Half-term doesn’t have to be double the stress12.09.2014
Whether planning for half-term or the Christmas holidays, parents need to ensure they know how
to resolve issues over holiday contact arrangements following the introduction of new rules earlier this year.
Previously, parents would apply to the court for a contact and/or a residence order to determine whom the child should live with and when the child would see the other parent. From 22 April 2014 the label of ‘residence’ has been dropped and whom the child lives with, spends time with and has contact with comes under a Child Arrangements Order (CAO).
The Courts dislike making Orders concerning children and parents are being encouraged to attend mediation sessions in an attempt to come to an agreement. Before either parent can apply to the court for a CAO, both parents must have attended a compulsory mediation information meeting (MIAM) to try and resolve residency and contact issues independently.
For parents with a residence order, or the person named in the CAO as “with whom the child is to live”, it is possible to take the child abroad for up to 28 days without permission from the other parent. The parent with whom the child lives will also hold the passport, but should make it available in good time to the other parent who should return it promptly after the holiday.

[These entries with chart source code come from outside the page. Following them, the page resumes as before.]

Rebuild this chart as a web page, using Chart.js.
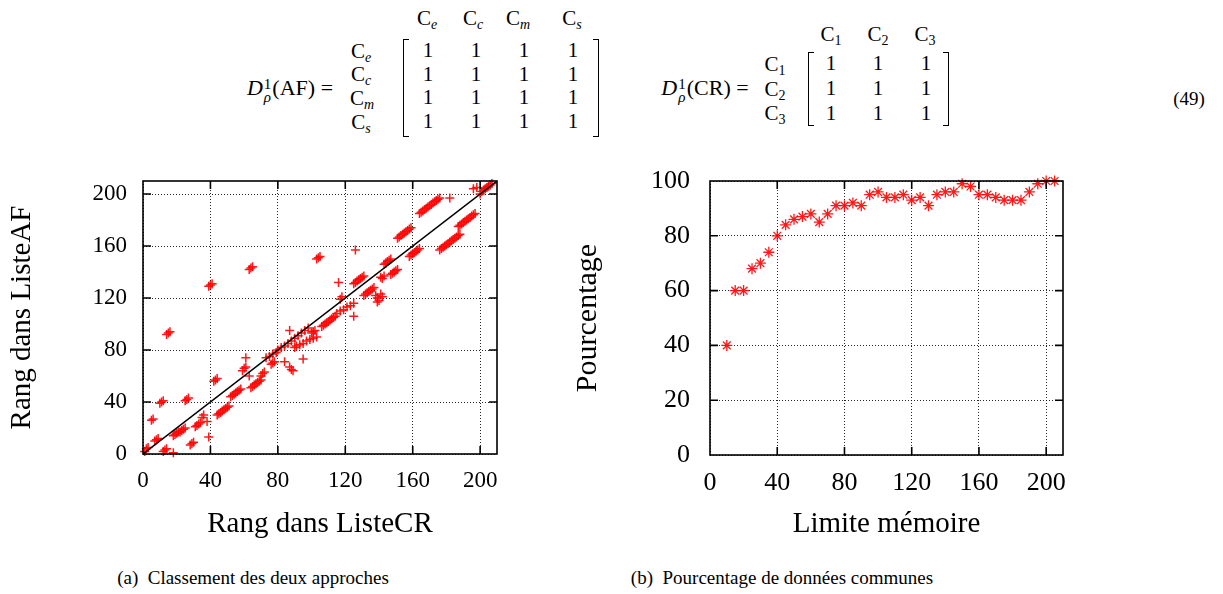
<!DOCTYPE html>
<html><head><meta charset="utf-8">
<script src="https://cdn.jsdelivr.net/npm/chart.js@4"></script>
<style>
body{margin:0;background:#fff;width:1223px;height:594px;position:relative;overflow:hidden;font-family:"Liberation Serif","Times New Roman",serif;color:#000}
.t{position:absolute;white-space:nowrap;line-height:1;transform:translate(-50%,-50%);font-size:21px}
.t sub{font-size:14px;vertical-align:-4px;line-height:0}
.eq{font-size:22px}
.ss{display:inline-block;font-size:15px;line-height:13px;vertical-align:-7px;margin-left:1px;margin-right:1px;text-align:left}
.br{position:absolute;border:1.5px solid #000;width:6px;box-sizing:border-box}
.bl{border-right:none}
.bR{border-left:none}
canvas{position:absolute}
.cap{position:absolute;white-space:nowrap;transform:translate(-50%,-50%);font-size:19px;line-height:1}
</style></head><body>

<!-- equation 1 -->
<div class="t eq" style="left:290px;top:90px"><i>D</i><span class="ss">1<br><i>ρ</i></span>(AF) =</div>
<div class="t" style="left:427px;top:18px">C<sub><i>e</i></sub></div>
<div class="t" style="left:473px;top:18px">C<sub><i>c</i></sub></div>
<div class="t" style="left:518px;top:18px">C<sub><i>m</i></sub></div>
<div class="t" style="left:572px;top:18px">C<sub><i>s</i></sub></div>
<div class="t" style="left:361px;top:51px">C<sub><i>e</i></sub></div>
<div class="t" style="left:361px;top:74px">C<sub><i>c</i></sub></div>
<div class="t" style="left:362px;top:98px">C<sub><i>m</i></sub></div>
<div class="t" style="left:361px;top:122px">C<sub><i>s</i></sub></div>
<div class="br bl" style="left:403px;top:39px;height:98px"></div>
<div class="br bR" style="left:593px;top:39px;height:98px"></div>
<div id="m1"></div>

<!-- equation 2 -->
<div class="t eq" style="left:705px;top:90px"><i>D</i><span class="ss">1<br><i>ρ</i></span>(CR) =</div>
<div class="t" style="left:831px;top:34px">C<sub>1</sub></div>
<div class="t" style="left:878px;top:34px">C<sub>2</sub></div>
<div class="t" style="left:925px;top:34px">C<sub>3</sub></div>
<div class="t" style="left:775px;top:64px">C<sub>1</sub></div>
<div class="t" style="left:775px;top:89px">C<sub>2</sub></div>
<div class="t" style="left:775px;top:113px">C<sub>3</sub></div>
<div class="br bl" style="left:808px;top:52px;height:74px"></div>
<div class="br bR" style="left:943px;top:52px;height:74px"></div>
<div id="m2"></div>
<div class="t" style="left:1189px;top:98px;font-size:19px">(49)</div>

<canvas id="c1" width="520" height="380" style="left:0;top:165px;width:520px;height:380px"></canvas>
<canvas id="c2" width="520" height="380" style="left:560px;top:165px;width:520px;height:380px"></canvas>

<div class="cap" style="left:253px;top:577px">(a)&nbsp; Classement des deux approches</div>
<div class="cap" style="left:782px;top:577px">(b)&nbsp; Pourcentage de données communes</div>

<script>
// ---------- data ----------
const matrixAF = [[1,1,1,1],[1,1,1,1],[1,1,1,1],[1,1,1,1]];
const matrixCR = [[1,1,1],[1,1,1],[1,1,1]];

const axisTicks = [0, 40, 80, 120, 160, 200];
const pctTicks = [0, 20, 40, 60, 80, 100];

const rankCR = [1,2,3,5,6,7,8,9,10,11,12,12,13,14,14,15,16,18,
 18,19,20,21,22,23,24,25,25,26,27,28,29,30,31,32,33,34,35,36,38,39,
 39,40,41,42,43,44,44,45,46,47,48,49,50,51,52,53,54,55,56,57,58,
 59,60,61,61,63,63,64,65,64,65,66,67,68,69,70,70,71,72,
 73,75,77,79,80,82,84,86,88,90,92,94,96,98,
 76,77,78,84,87,87,88,89,
 90,91,93,95,97,99,101,103,95,100,101,102,103,104,105,
 106,107,108,109,110,111,112,113,114,
 115,117,119,121,123,125,116,117,118,125,126,
 125,126,127,128,129,130,131,
 131,132,133,134,135,136,137,
 138,139,139,140,141,142,141,142,143,
 143,144,145,146,147,147,148,149,150,151,
 151,152,153,154,155,156,157,158,159,
 158,159,160,161,162,163,164,
 164,165,166,167,168,169,170,171,172,173,174,175,176,
 176,177,178,179,180,181,182,183,184,185,186,187,188,
 182,
 187,188,189,190,191,192,193,194,195,196,197,
 196,198,200,201,202,203,204,205,206,207];
const rankAF = [2,4,5,26,27,10,11,12,39,40,41,2,3,4,92,93,94,1,
 14,15,16,17,17,18,19,20,41,42,43,7,8,9,21,22,23,24,28,30,25,13,
 129,130,131,56,57,58,30,31,32,33,34,35,36,37,44,45,46,47,48,49,50,
 64,66,67,74,60,142,143,144,51,52,53,54,55,56,57,60,62,63,
 74,75,77,78,80,82,83,85,87,89,91,93,95,97,
 69,70,71,71,95,67,65,64,
 82,83,84,85,87,88,89,90,73,93,94,95,150,151,152,
 98,99,100,101,102,103,104,105,106,
 108,110,111,113,114,116,132,119,121,106,157,
 131,132,133,134,135,136,137,
 122,123,124,125,126,127,128,
 122,117,120,118,123,121,136,135,137,
 146,147,148,149,150,138,139,140,141,142,
 166,167,168,169,170,171,172,173,174,
 152,153,154,155,156,157,158,
 185,186,187,188,189,190,191,192,193,194,195,196,197,
 157,158,159,160,161,162,163,164,165,166,167,168,169,
 197,
 175,176,177,178,179,180,181,182,183,184,185,
 204,205,200,202,203,204,205,206,207,208];
const diagX = [0, 210];
const diagY = [0, 210];

const memLimit = [10,15,20,25,30,35,40,45,50,55,60,65,70,75,80,85,90,95,100,105,
 110,115,120,125,130,135,140,145,150,155,160,165,170,175,180,185,190,195,200,205];
const pctCommon = [40,60,60,68,70,74,80,84,86,87,88,85,88,91,91,92,91,95,96,94,
 94,95,93,94,91,95,96,96,99,98,95,95,94,93,93,93,96,99,100,100];

// ---------- matrices as text ----------
function placeMatrix(id, m, xs, ys){
  const host = document.getElementById(id);
  m.forEach((row,i)=>row.forEach((v,j)=>{
    const d=document.createElement('div'); d.className='t';
    d.style.left=xs[j]+'px'; d.style.top=ys[i]+'px'; d.textContent=v; host.appendChild(d);
  }));
}
placeMatrix('m1', matrixAF, [428,476,524,573], [50,74,97,121]);
placeMatrix('m2', matrixCR, [831,878,926], [63,88,113]);

// ---------- charts ----------
const F = '"Liberation Serif","Times New Roman",serif';

const framePlugin = {
  id:'frame',
  afterDraw(chart){
    const {ctx, chartArea:a, scales:{x,y}} = chart;
    const L = 8;
    ctx.save();
    ctx.strokeStyle='#000'; ctx.lineWidth=1.6;
    ctx.beginPath();
    x.ticks.forEach(t=>{
      const p=x.getPixelForValue(t.value);
      if(p<=a.left+1||p>=a.right-1) return;
      ctx.moveTo(p,a.bottom); ctx.lineTo(p,a.bottom-L);
      ctx.moveTo(p,a.top); ctx.lineTo(p,a.top+L);
    });
    y.ticks.forEach(t=>{
      const p=y.getPixelForValue(t.value);
      if(p>=a.bottom-1||p<=a.top+1) return;
      ctx.moveTo(a.left,p); ctx.lineTo(a.left+L,p);
      ctx.moveTo(a.right,p); ctx.lineTo(a.right-L,p);
    });
    ctx.stroke();
    ctx.strokeRect(a.left,a.top,a.right-a.left,a.bottom-a.top);
    ctx.restore();
  }
};

function axis(opts){
  return {
    type:'linear', min:opts.min, max:opts.max,
    afterFit(s){
      if(opts.isX){ s.height=opts.fit; s.paddingLeft=0; s.paddingRight=0; }
      else { s.width=opts.fit; s.paddingTop=0; s.paddingBottom=0; }
    },
    afterBuildTicks(s){ s.ticks = opts.ticks.map(v=>({value:v})); },
    ticks:{color:'#000', font:{family:F,size:opts.tickFont}, padding:opts.tickPad, maxRotation:0, autoSkip:false},
    grid:{color:'rgba(0,0,0,0.85)', lineWidth:1, drawTicks:false},
    border:{display:false, dash:[1,2]},
    title:{display:true, text:opts.title, color:'#000', font:{family:F,size:opts.titleFont}, padding:opts.titlePad}
  };
}

const common = {
  responsive:false, animation:false, events:[],
  plugins:{legend:{display:false}, tooltip:{enabled:false}},
};

// Left: scatter of ranks
new Chart(document.getElementById('c1'), {
  type:'scatter',
  data:{datasets:[
    {data:rankCR.map((v,i)=>({x:v,y:rankAF[i]})), pointStyle:'cross', pointRadius:4.5,
     borderColor:'rgba(255,0,0,0.9)', backgroundColor:'rgba(255,0,0,0.9)', pointBorderWidth:1.5, clip:false, order:2},
    {data:diagX.map((v,i)=>({x:v,y:diagY[i]})), showLine:true, pointRadius:0, borderColor:'#000',
     borderWidth:1.4, order:1}
  ]},
  options:Object.assign({}, common, {
    layout:{padding:{left:0,right:23,top:16,bottom:0}},
    scales:{
      x:axis({isX:true,min:0,max:210,ticks:axisTicks,fit:91,tickFont:23,tickPad:13,title:'Rang dans ListeCR',titleFont:29,titlePad:{top:0,bottom:3}}),
      y:axis({isX:false,min:0,max:210,ticks:axisTicks,fit:143,tickFont:23,tickPad:16,title:'Rang dans ListeAF',titleFont:29,titlePad:{top:5,bottom:0}})
    }
  }),
  plugins:[framePlugin]
});

// Right: percentage
new Chart(document.getElementById('c2'), {
  type:'scatter',
  data:{datasets:[
    {data:memLimit.map((v,i)=>({x:v,y:pctCommon[i]})), pointStyle:'star', pointRadius:5.5,
     borderColor:'rgba(255,0,0,0.9)', backgroundColor:'rgba(255,0,0,0.9)', pointBorderWidth:1.3, clip:false}
  ]},
  options:Object.assign({}, common, {
    layout:{padding:{left:0,right:17,top:16,bottom:0}},
    scales:{
      x:axis({isX:true,min:0,max:210,ticks:axisTicks,fit:90,tickFont:26,tickPad:13,title:'Limite mémoire',titleFont:29,titlePad:{top:0,bottom:3}}),
      y:axis({isX:false,min:0,max:100,ticks:pctTicks,fit:150,tickFont:26,tickPad:20,title:'Pourcentage',titleFont:30,titlePad:{top:10,bottom:0}})
    }
  }),
  plugins:[framePlugin]
});
</script>
</body></html>
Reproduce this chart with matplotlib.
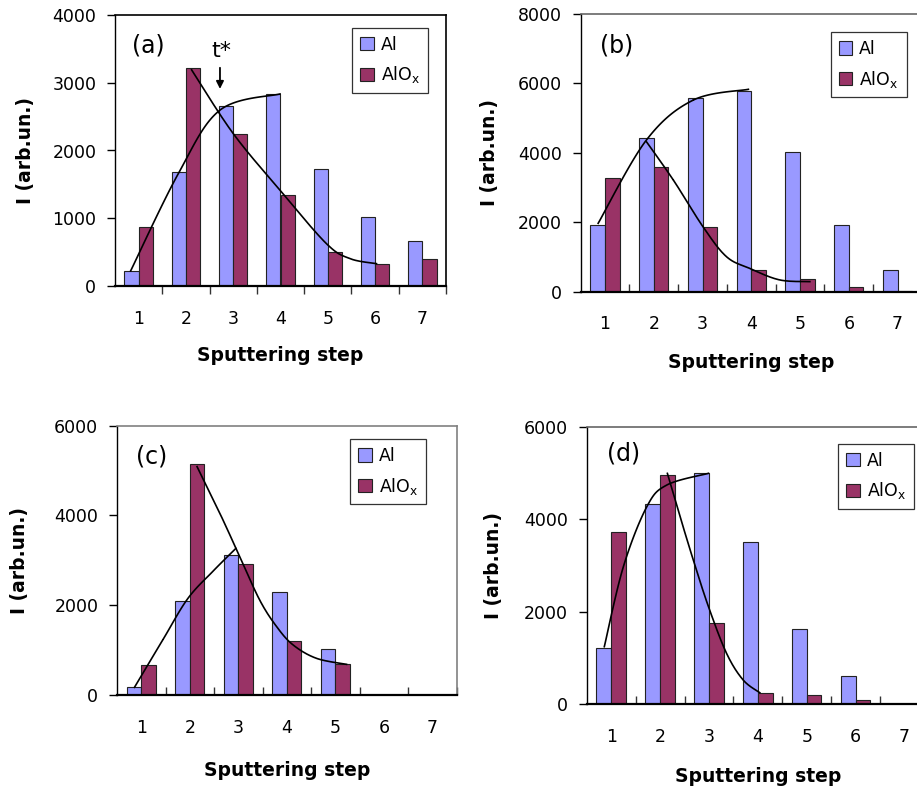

When it comes to organising the school holidays, the more notice that can be given the better. Leaving it to the month before to sort out holiday contact is likely to result in arguments and expensive last minute holidays. In the vast majority of cases, where there is no court order in place, consent is needed from the other parent, but that consent should not be withheld unreasonably.
Parents should provide each other with details of flights and addresses and make arrangements for contact with the other parent whilst away. A telephone call on arrival to let the other parent know they have arrived safely and a few other brief calls should be sufficient.
There are no rules over how much holiday contact should be offered, however it is important to bear in mind the needs of the children. Younger children may find it difficult to be separated from the parent with main care and older children could have their own plans which should be accommodated.
The main emphasis is on the parents acting in the best interest of their child and caring for the child without the involvement of the law. If it is not possible to agree holiday contact, legal advice should be sought and mediation attempted.